## Cloud Computing, Final Exam for the course CS 4365/CS 5315, Fall 2011

Name ___________________________________________________

10 pages of notes allowed.

1-2. Briefly explain the differences and similarities between grid computing, cloud computing, autonomic computing, green computing, and jungle computing.

3-4. Explain advantages and disadvantages of cloud computing. Explain differences and similarities between public cloud, private cloud, and community cloud. Why do we sometimes need to go beyond cloud computing?
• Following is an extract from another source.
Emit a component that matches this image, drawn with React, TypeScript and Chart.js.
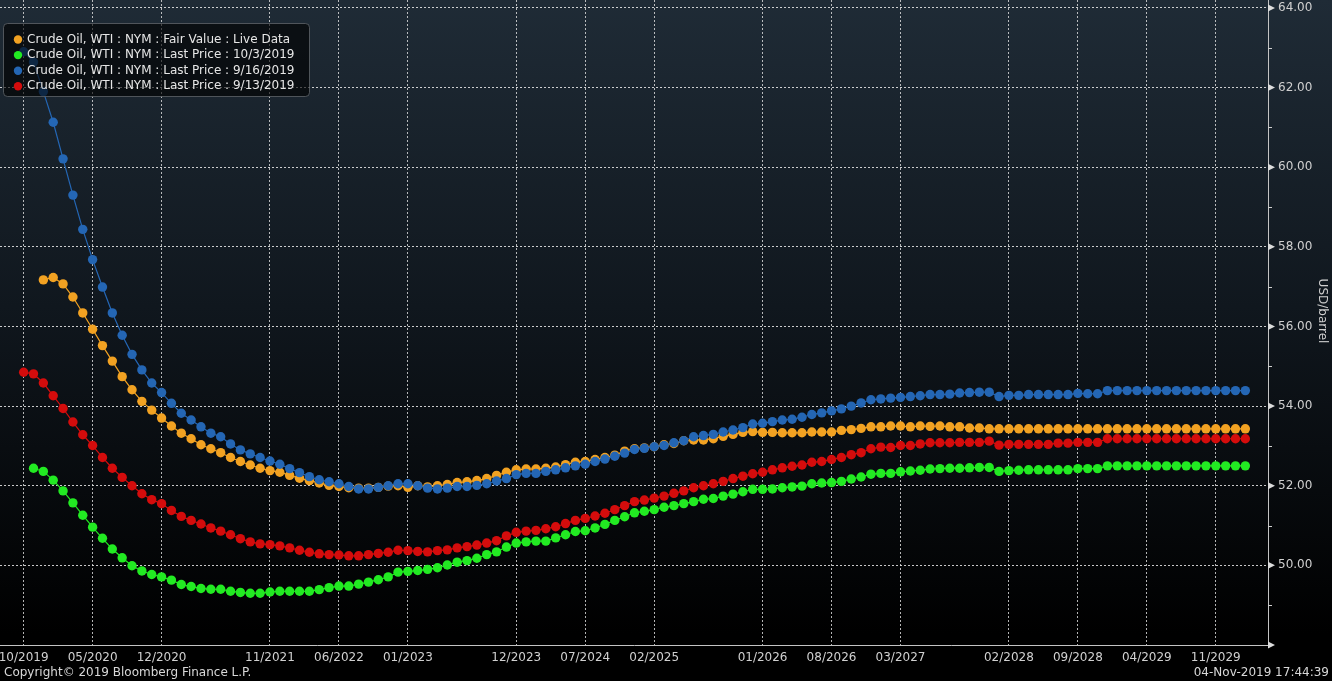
import React, { useEffect, useRef } from 'react';
import { Chart, registerables } from 'chart.js';

Chart.register(...registerables);

// ---- Data (month index 0 = 10/2019) ----
const seriesLabels = [
  'Crude Oil, WTI : NYM : Fair Value : Live Data',
  'Crude Oil, WTI : NYM : Last Price : 10/3/2019',
  'Crude Oil, WTI : NYM : Last Price : 9/16/2019',
  'Crude Oil, WTI : NYM : Last Price : 9/13/2019',
];

const xTickIndex = [0, 7, 14, 25, 32, 39, 50, 57, 64, 75, 82, 89, 100, 107, 114, 121];
const xTickLabels = [
  '10/2019', '05/2020', '12/2020', '11/2021', '06/2022', '01/2023', '12/2023', '07/2024',
  '02/2025', '01/2026', '08/2026', '03/2027', '02/2028', '09/2028', '04/2029', '11/2029',
];

const yTickValues = [48, 49, 50, 51, 52, 53, 54, 55, 56, 57, 58, 59, 60, 61, 62, 63, 64];
const yLabelValues = [50, 52, 54, 56, 58, 60, 62, 64];

const fairValue: (number | null)[] = [
  null, null, 57.17, 57.23, 57.07, 56.74, 56.34, 55.93, 55.52, 55.13,
  54.74, 54.41, 54.12, 53.90, 53.70, 53.50, 53.32, 53.18, 53.03, 52.93,
  52.83, 52.71, 52.61, 52.52, 52.44, 52.38, 52.34, 52.26, 52.19, 52.13,
  52.07, 52.01, 51.98, 51.95, 51.94, 51.94, 51.96, 51.99, 52.00, 51.96,
  52.00, 51.97, 52.00, 52.03, 52.08, 52.10, 52.13, 52.18, 52.26, 52.34,
  52.40, 52.42, 52.42, 52.44, 52.47, 52.53, 52.59, 52.61, 52.66, 52.71,
  52.77, 52.87, 52.93, 52.95, 52.98, 53.03, 53.06, 53.13, 53.15, 53.15,
  53.18, 53.24, 53.29, 53.34, 53.36, 53.34, 53.34, 53.33, 53.33, 53.33,
  53.35, 53.35, 53.35, 53.39, 53.41, 53.44, 53.48, 53.48, 53.50, 53.50,
  53.48, 53.50, 53.49, 53.50, 53.48, 53.48, 53.45, 53.45, 53.43, 53.43,
  53.43, 53.43, 53.43, 53.43, 53.43, 53.43, 53.43, 53.43, 53.43, 53.43,
  53.43, 53.43, 53.43, 53.43, 53.43, 53.43, 53.43, 53.43, 53.43, 53.43,
  53.43, 53.43, 53.43, 53.43, 53.43,
];

const last1003: (number | null)[] = [
  null, 52.44, 52.36, 52.14, 51.87, 51.57, 51.26, 50.96, 50.68, 50.41,
  50.19, 49.99, 49.86, 49.77, 49.71, 49.63, 49.52, 49.47, 49.42, 49.40,
  49.40, 49.35, 49.32, 49.30, 49.30, 49.33, 49.35, 49.35, 49.35, 49.35,
  49.39, 49.44, 49.48, 49.48, 49.53, 49.58, 49.64, 49.71, 49.83, 49.85,
  49.87, 49.90, 49.94, 50.01, 50.08, 50.12, 50.18, 50.27, 50.34, 50.46,
  50.56, 50.59, 50.61, 50.61, 50.69, 50.77, 50.85, 50.87, 50.94, 51.03,
  51.13, 51.22, 51.32, 51.36, 51.40, 51.46, 51.50, 51.55, 51.60, 51.66,
  51.68, 51.74, 51.79, 51.85, 51.91, 51.91, 51.92, 51.95, 51.97, 51.99,
  52.05, 52.07, 52.08, 52.11, 52.17, 52.22, 52.29, 52.31, 52.31, 52.35,
  52.37, 52.39, 52.42, 52.43, 52.44, 52.44, 52.45, 52.46, 52.46, 52.36,
  52.38, 52.39, 52.40, 52.40, 52.40, 52.40, 52.40, 52.43, 52.43, 52.43,
  52.50, 52.50, 52.50, 52.50, 52.50, 52.50, 52.50, 52.50, 52.50, 52.50,
  52.50, 52.50, 52.50, 52.50, 52.50,
];

const last0916: (number | null)[] = [
  62.90, 62.64, 61.90, 61.13, 60.21, 59.30, 58.44, 57.68, 56.99, 56.34,
  55.78, 55.30, 54.91, 54.58, 54.34, 54.07, 53.82, 53.65, 53.48, 53.32,
  53.23, 53.05, 52.90, 52.80, 52.71, 52.62, 52.54, 52.43, 52.33, 52.23,
  52.15, 52.10, 52.05, 51.98, 51.92, 51.92, 51.96, 52.00, 52.05, 52.05,
  52.00, 51.94, 51.92, 51.94, 51.98, 51.98, 52.01, 52.05, 52.12, 52.18,
  52.28, 52.31, 52.31, 52.36, 52.40, 52.45, 52.50, 52.54, 52.61, 52.67,
  52.74, 52.82, 52.91, 52.94, 52.98, 53.01, 53.08, 53.13, 53.23, 53.26,
  53.29, 53.35, 53.40, 53.46, 53.55, 53.57, 53.61, 53.65, 53.67, 53.72,
  53.79, 53.83, 53.88, 53.93, 54.00, 54.08, 54.16, 54.18, 54.20, 54.22,
  54.24, 54.26, 54.29, 54.29, 54.30, 54.33, 54.34, 54.35, 54.35, 54.24,
  54.27, 54.27, 54.29, 54.29, 54.29, 54.29, 54.29, 54.32, 54.31, 54.31,
  54.39, 54.39, 54.39, 54.39, 54.39, 54.39, 54.39, 54.39, 54.39, 54.39,
  54.39, 54.39, 54.39, 54.39, 54.39,
];

const last0913: (number | null)[] = [
  54.85, 54.81, 54.58, 54.26, 53.94, 53.60, 53.28, 53.01, 52.71, 52.44,
  52.21, 52.00, 51.80, 51.65, 51.55, 51.38, 51.23, 51.13, 51.04, 50.94,
  50.86, 50.77, 50.67, 50.59, 50.54, 50.52, 50.49, 50.44, 50.38, 50.33,
  50.29, 50.27, 50.26, 50.24, 50.24, 50.27, 50.30, 50.33, 50.38, 50.37,
  50.35, 50.34, 50.37, 50.39, 50.44, 50.47, 50.51, 50.56, 50.62, 50.74,
  50.83, 50.86, 50.88, 50.92, 50.97, 51.05, 51.13, 51.18, 51.24, 51.31,
  51.40, 51.50, 51.60, 51.64, 51.69, 51.74, 51.81, 51.87, 51.95, 52.00,
  52.05, 52.11, 52.18, 52.24, 52.30, 52.34, 52.40, 52.45, 52.49, 52.52,
  52.59, 52.61, 52.66, 52.71, 52.78, 52.83, 52.93, 52.97, 52.96, 53.01,
  53.01, 53.05, 53.08, 53.08, 53.08, 53.09, 53.09, 53.09, 53.12, 53.02,
  53.04, 53.04, 53.04, 53.04, 53.04, 53.07, 53.07, 53.09, 53.09, 53.09,
  53.18, 53.18, 53.18, 53.18, 53.18, 53.18, 53.18, 53.18, 53.18, 53.18,
  53.18, 53.18, 53.18, 53.18, 53.18,
];

const seriesValues = [fairValue, last1003, last0916, last0913];
const seriesColors = ['#f2a222', '#22ea22', '#2466b4', '#d40c0c'];
const seriesOrder = [1, 3, 0, 2];

const FONT = 'DejaVu Sans';
const copyrightText = 'Copyright\u00A9 2019 Bloomberg Finance L.P.';
const stampText = '04-Nov-2019 17:44:39';
const yTitle = 'USD/barrel';

const AREA = { left: 0, top: 0, right: 1268, bottom: 645 };

const toXY = (arr: (number | null)[]) => arr.map((v, i) => ({ x: i, y: v }));

const overlayPlugin = {
  id: 'bbgOverlay',
  afterLayout(chart: any) {
    const { left, top, right, bottom } = AREA;
    chart.chartArea = { left, top, right, bottom, width: right - left, height: bottom - top };
    const xs = chart.scales.x;
    xs.left = left; xs.right = right; xs.width = right - left;
    xs.top = bottom; xs.bottom = chart.height; xs.height = chart.height - bottom;
    xs.configure();
    const ys = chart.scales.y;
    ys.top = top; ys.bottom = bottom; ys.height = bottom - top;
    ys.left = right; ys.right = chart.width; ys.width = chart.width - right;
    ys.configure();
  },
  beforeDraw(chart: any) {
    const { ctx, width, height } = chart;
    const g = ctx.createLinearGradient(0, 0, 0, height);
    g.addColorStop(0, '#1f2b36');
    g.addColorStop(0.45, '#10171e');
    g.addColorStop(0.93, '#000000');
    g.addColorStop(1, '#000000');
    ctx.save();
    ctx.fillStyle = g;
    ctx.fillRect(0, 0, width, height);
    ctx.restore();
  },
  afterDraw(chart: any) {
    const { ctx, chartArea } = chart;
    const ys = chart.scales.y;
    ctx.save();
    // y tick markers
    ctx.fillStyle = '#dcdcdc';
    ctx.strokeStyle = '#cfcfcf';
    ctx.lineWidth = 1;
    yTickValues.forEach((v) => {
      const py = ys.getPixelForValue(v);
      const x0 = chartArea.right;
      if (v % 2 === 0) {
        ctx.beginPath();
        ctx.moveTo(x0, py - 3.5);
        ctx.lineTo(x0 + 7, py);
        ctx.lineTo(x0, py + 3.5);
        ctx.closePath();
        ctx.fill();
      } else {
        ctx.beginPath();
        ctx.moveTo(x0, Math.round(py) + 0.5);
        ctx.lineTo(x0 + 4, Math.round(py) + 0.5);
        ctx.stroke();
      }
    });

    // y axis title
    ctx.save();
    ctx.translate(1322, 311);
    ctx.rotate(Math.PI / 2);
    ctx.fillStyle = '#cfcfcf';
    ctx.font = `12px "${FONT}"`;
    ctx.textAlign = 'center';
    ctx.textBaseline = 'middle';
    ctx.fillText(yTitle, 0, 0);
    ctx.restore();

    // footer texts
    ctx.fillStyle = '#d8d8d8';
    ctx.font = `12px "${FONT}"`;
    ctx.textBaseline = 'middle';
    ctx.textAlign = 'left';
    ctx.fillText(copyrightText, 4, 673);
    ctx.textAlign = 'right';
    ctx.fillText(stampText, 1329, 673);

    // legend
    const lx = 3.5, ly = 23.5, lw = 306, lh = 73, r = 4;
    ctx.beginPath();
    ctx.moveTo(lx + r, ly);
    ctx.lineTo(lx + lw - r, ly);
    ctx.quadraticCurveTo(lx + lw, ly, lx + lw, ly + r);
    ctx.lineTo(lx + lw, ly + lh - r);
    ctx.quadraticCurveTo(lx + lw, ly + lh, lx + lw - r, ly + lh);
    ctx.lineTo(lx + r, ly + lh);
    ctx.quadraticCurveTo(lx, ly + lh, lx, ly + lh - r);
    ctx.lineTo(lx, ly + r);
    ctx.quadraticCurveTo(lx, ly, lx + r, ly);
    ctx.closePath();
    ctx.fillStyle = 'rgba(0,0,0,0.62)';
    ctx.fill();
    ctx.strokeStyle = 'rgba(95,100,105,0.8)';
    ctx.lineWidth = 1;
    ctx.stroke();

    ctx.font = `12px "${FONT}"`;
    ctx.textAlign = 'left';
    ctx.textBaseline = 'middle';
    chart.data.datasets.forEach((ds: any, i: number) => {
      const cy = 39.5 + i * 15.6;
      ctx.beginPath();
      ctx.arc(18, cy, 4.2, 0, Math.PI * 2);
      ctx.fillStyle = ds.pointBackgroundColor;
      ctx.fill();
      ctx.fillStyle = '#e6e6e6';
      ctx.fillText(ds.label, 27, cy);
    });
    ctx.restore();
  },
};

export default function App() {
  const ref = useRef<HTMLCanvasElement>(null);

  useEffect(() => {
    document.body.style.margin = '0';
    document.body.style.background = '#000';
    Chart.defaults.font.family = FONT;

    const datasets = seriesValues.map((vals, i) => ({
      label: seriesLabels[i],
      data: toXY(vals),
      borderColor: seriesColors[i],
      backgroundColor: seriesColors[i],
      pointBackgroundColor: seriesColors[i],
      pointBorderColor: seriesColors[i],
      pointBorderWidth: 0,
      pointRadius: 4.7,
      borderWidth: 1.2,
      tension: 0,
      order: seriesOrder[i],
    }));

    const chart = new Chart(ref.current as HTMLCanvasElement, {
      type: 'line',
      data: { datasets },
      plugins: [overlayPlugin],
      options: {
        animation: false,
        responsive: false,
        devicePixelRatio: 1,
        events: [],
        layout: { padding: 0 },
        plugins: {
          legend: { display: false },
          tooltip: { enabled: false },
        },
        scales: {
          x: {
            type: 'linear',
            min: -2.4,
            max: 126.3,
            afterBuildTicks: (s: any) => {
              s.ticks = xTickIndex.map((v) => ({ value: v }));
            },
            afterFit: (s: any) => {
              s.height = 36;
              s.paddingLeft = 0;
              s.paddingRight = 0;
            },
            ticks: {
              autoSkip: false,
              maxRotation: 0,
              padding: 6,
              color: '#d0d0d0',
              font: { family: FONT, size: 12 },
              callback: (_v: any, i: number) => xTickLabels[i],
            },
            grid: {
              color: 'rgba(225,225,225,0.8)',
              lineWidth: 1,
              drawTicks: false,
            },
            border: { display: true, color: '#c4c4c4', width: 1, dash: [2, 2] },
          },
          y: {
            type: 'linear',
            position: 'right',
            min: 48,
            max: 64.2,
            afterBuildTicks: (s: any) => {
              s.ticks = yTickValues.map((v) => ({ value: v }));
            },
            afterFit: (s: any) => {
              s.width = 64;
              s.paddingTop = 0;
              s.paddingBottom = 0;
            },
            ticks: {
              autoSkip: false,
              padding: 10,
              color: '#d0d0d0',
              font: { family: FONT, size: 12 },
              callback: (v: any) => (yLabelValues.includes(v) ? Number(v).toFixed(2) : ''),
            },
            grid: {
              color: (c: any) =>
                c.tick && yLabelValues.includes(c.tick.value) ? 'rgba(235,235,235,0.85)' : 'rgba(0,0,0,0)',
              lineWidth: 1,
              drawTicks: false,
            },
            border: { display: true, color: '#c4c4c4', width: 1, dash: [2, 2] },
          },
        },
      },
    } as any);

    return () => chart.destroy();
  }, []);

  return (
    <div style={{ width: 1332, height: 681 }}>
      <canvas ref={ref} width={1332} height={681} style={{ display: 'block' }} />
    </div>
  );
}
5. If the original size of the cloud is 100 units, and in the quadratic growth model

x(t+1) - x(t) = a + b * x(t) - c * (x(t))2,
the constant term a is 1.0, the coefficient at the linear term is b = 10.0, and the coefficient at the quadratic term is c = 0.01, what is the predicted cloud size in the next year? In general, if we know the cloud sizes at different years, how can we predict the future cloud size? (just explain the main ideas, no need to derive detailed formulas).

6-7. In the RSA algorithm, let us start with prime numbers p = 3, q = 7, and let us take e = 5. Show, step by step, how the RSA algorithm will generate a secret code d, how it will encode the message m = 4, and how it will decode the resulting message back. Use the actual RSA algorithms, do not just raise to the power. Why is security especially important for cloud computing?

8. Why cloud computing encourages parallelization? Show how, given eight numbers a1, a2, ..., a8, we can compute the partial minima

m1 = a1, m2 = min(a1, a2), m3 = min(a1, a2, a3), ..., m8 = min(a1, a2, ... ,a8)
in parallel; use the general algorithm that is applicable for all sizes.

9. Show how, given numbers a1, a2, a3, a4, b1, b2, b3, and b4, we can compute, in parallel, the expression min(a1 + b1, a2 + b2, a3 + b3, a4 + b4).

10. Each professor is required to keep, for one year, the graded finals for each class taught by this professor. Since we are moving to the new building, to minimize the need to move paperwork, each professor scanned all their graded finals for each class into a single file. The Director of the Graduate Program wants to see each student's progress, so he wants to bring together all the records corresponding to each student and to compute the semester GPA of each student. Explain how to do it in MapReduce: what is the original key and the original value (and how your choice of keys helps to parallelize the problem) and what are intermediate keys and values (and how your choice of keys helps in solving the problem).

11. Let us consider two hypotheses: a hypothesis H1 that the move to the new building will be smooth and on time, and a hypothesis H2 that there will be some delays and disruptions. The prior probabilities of these hypotheses are P(H1) = 0.2 and P(H2) = 0.8. The event E is that the boxes with all the stuff to be moved were picked up by the movers ahead of schedule. We know that for movings in which everything went smoothly, the probability P(E | H1) that all the boxes were picked up ahead of schedule is 0.6. On the other hand, for movings with delays, the observed probability that all the boxes were picked up ahead of schedule is low: P(E | H2) = 0.1. If we know that the boxes were actually picked up ahead of schedule, what is the new probability P(H1 | E) that the whole move will be smooth and on time? Where are such computations used in cloud computing?

12-13. Explain the need for a different assignment of loads to servers than in situations when we aim for green computing and when we aim for the most efficient parallel computations. Illustrate the difference between two corresponding load assignment algorithms on the following example:

• we have 3 servers with 4 processors each,
• we receive a stream of tasks each of which requires one processor for 2 moments of time;

14-15. Why do we need clustering in cloud computing? Describe, step-by-step, how the following graph will be divided into clusters: 1-6, 1-2, 5-6, 3-8, 2-7, 8-9, 3-10. Where is the corresponding algorithm used in clustering cloud users?

16. Use a few first steps of bisection to find the square root of 6, i.e., the solution to the equation x2 = 6. Use [0,4] as the initial interval. Where is the corresponding algorithm used in clustering cloud users?

17. In cloud-related clustering, when do we mark some users as outliers? Illustrate the corresponding algorithm on the following example:

• we have 5 points,
• we want to select one of them as an outlier,
• these points have the following number of neighbors: N1 = 5, N2 = 3, N3 = 2, N4 = 1, and N5 = 4.

18-19. Describe, in detail, the paper that you reviewed as a project for this class:

• what problem is addressed in his paper,
• what solution is proposed for this problem, and
• (if applicable) what are the remaining open problems.

20. Briefly describe someone else's project for this class; two projects for extra credit.